Nearly a quarter of U.S. firms intend to increase staffing levels in the first quarter of 2006 from the current quarter, according to a survey of 16,000 employers released Tuesday.
/ Source: The Associated Press

Nearly a quarter of U.S. firms intend to increase staffing levels in the first quarter of 2006 from the current quarter, according to a survey of 16,000 employers released Tuesday.

Some 23 percent of companies surveyed expect to increase total employment in the first quarter, while 10 percent expect to decrease it, said Milwaukee-based global staffing firm Manpower Inc.

About 61 percent expect no change in employment, while 6 percent were unsure of their plans.

The results roughly matched plans from a year ago but were slightly less optimistic from the last three quarters of 2005, when on average 30 percent of firms expected to hire more, versus 7 percent that expected to trim staff.

Manpower said the survey marks a two-year period of steady hiring projections.
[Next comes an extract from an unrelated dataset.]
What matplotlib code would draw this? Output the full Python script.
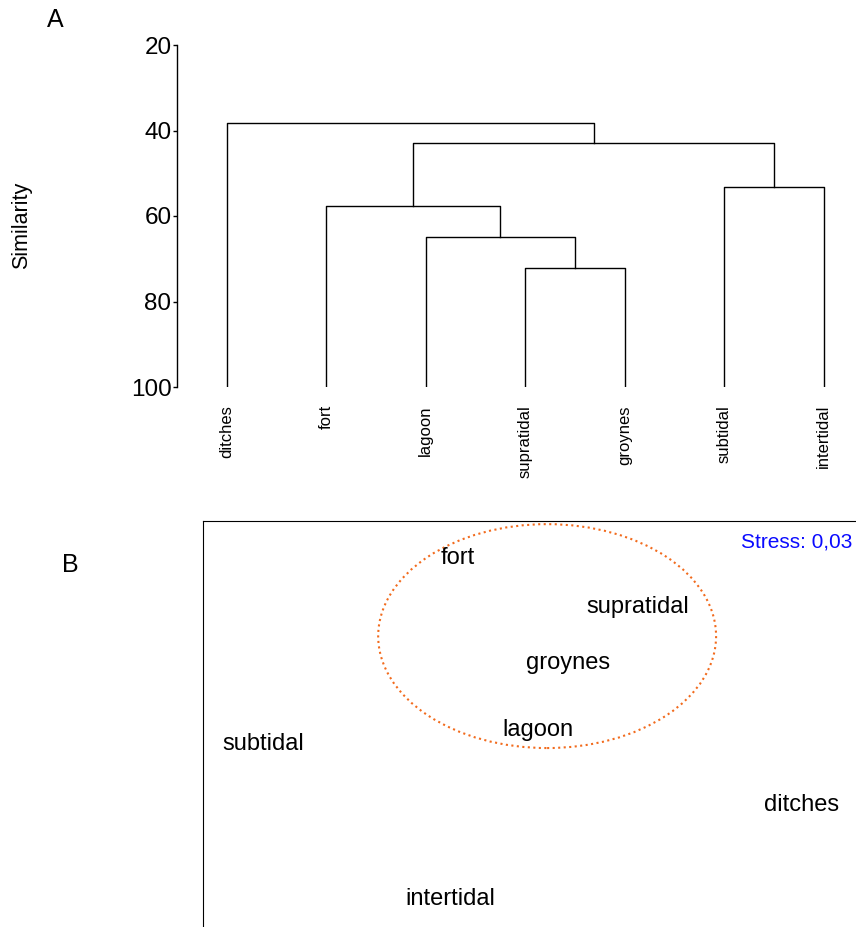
import matplotlib.pyplot as plt
from matplotlib.patches import Ellipse

plt.rcParams['font.family'] = ['Liberation Sans', 'DejaVu Sans']

# cluster analysis (panel A)
leaves = ['ditches', 'fort', 'lagoon', 'supratidal', 'groynes', 'subtidal', 'intertidal']
# merges like a linkage matrix: (child a, child b, similarity); new clusters get ids 7, 8, ...
merges = [(3, 4, 72.2), (2, 7, 64.9), (1, 8, 57.7), (5, 6, 53.2), (9, 10, 42.9), (0, 11, 38.2)]
sim_ticks = [20, 40, 60, 80, 100]

# MDS ordination (panel B)
mds_labels = ['fort', 'supratidal', 'groynes', 'lagoon', 'subtidal', 'ditches', 'intertidal']
mds_x = [-0.219, 0.332, 0.118, 0.026, -0.816, 0.832, -0.243]
mds_y = [0.818, 0.576, 0.300, -0.030, -0.099, -0.399, -0.862]
group_center = (0.054, 0.433)
group_size = (1.035, 1.103)
stress = '0,03'

W, H = 856, 927
fig = plt.figure(figsize=(W / 100, H / 100), dpi=100)

# --- panel A: dendrogram ---
axA = fig.add_axes([177 / W, (H - 387) / H, 676.6 / W, 342 / H])
xs = {i: i + 1 for i in range(len(leaves))}
hs = {i: 100 for i in range(len(leaves))}
for k, (a, b, h) in enumerate(merges):
    xa, xb = xs[a], xs[b]
    axA.plot([xa, xa, xb, xb], [hs[a], h, h, hs[b]], color='black', lw=1)
    new = len(leaves) + k
    xs[new] = (xa + xb) / 2
    hs[new] = h

axA.set_xlim(0.5, 7.3)
axA.set_ylim(100, 20)
axA.set_yticks(sim_ticks)
axA.tick_params(axis='y', labelsize=17.5, length=3, width=1, direction='out', pad=1)
axA.set_xticks(range(1, len(leaves) + 1))
axA.set_xticklabels(leaves, rotation=90, fontsize=12)
axA.tick_params(axis='x', length=0, pad=13)
for s in ['top', 'right', 'bottom']:
    axA.spines[s].set_visible(False)
axA.spines['left'].set_linewidth(1)

fig.text(22 / W, 1 - 225 / H, 'Similarity', rotation=90, fontsize=15.5,
         ha='center', va='center')
fig.text(55 / W, 1 - 20 / H, 'A', fontsize=18, ha='center', va='center')
fig.text(70 / W, 1 - 565 / H, 'B', fontsize=18, ha='center', va='center')

# --- panel B: MDS plot ---
axB = fig.add_axes([203 / W, 0, (W - 203) / W, 406 / H])
axB.set_xlim(-1, 1)
axB.set_ylim(-1, 1)
for lab, x, y in zip(mds_labels, mds_x, mds_y):
    axB.text(x, y, lab, fontsize=17, ha='center', va='center')
axB.add_patch(Ellipse(group_center, group_size[0], group_size[1], fill=False,
                      edgecolor='#f26b1d', linestyle=':', lw=1.5))
axB.text(0.995, 0.972, 'Stress: ' + stress, transform=axB.transAxes, color='#0a0aff',
         fontsize=15, ha='right', va='top')
axB.set_xticks([])
axB.set_yticks([])
axB.spines['right'].set_visible(False)
axB.spines['bottom'].set_visible(False)

fig.savefig('out.png', dpi=100)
"For eight quarters now, we've seen a level of hiring intentions that has not been repeated in the 40-plus years of the survey," Manpower CEO Jeffrey Joerres said of the survey, which began in 1962.

"I think we're in a somewhat unique period where companies feel a demand for their products and services. It's not euphoric, but it's there. They are constantly in the market, surgically hiring to increase the payrolls of their companies to keep up with the steady demand."

Construction firms were the most upbeat about hiring in 27 years, with 25 percent of firms expecting to increase staffing and 12 percent expecting to reduce it, according to the survey.

The outlook was most upbeat in the western U.S., with 29 percent of firms planning to increase staff and 9 percent planning to decrease it, and least positive in the Midwest, where only 19 percent intended to increase staff, compared with 11 percent planning to cut back.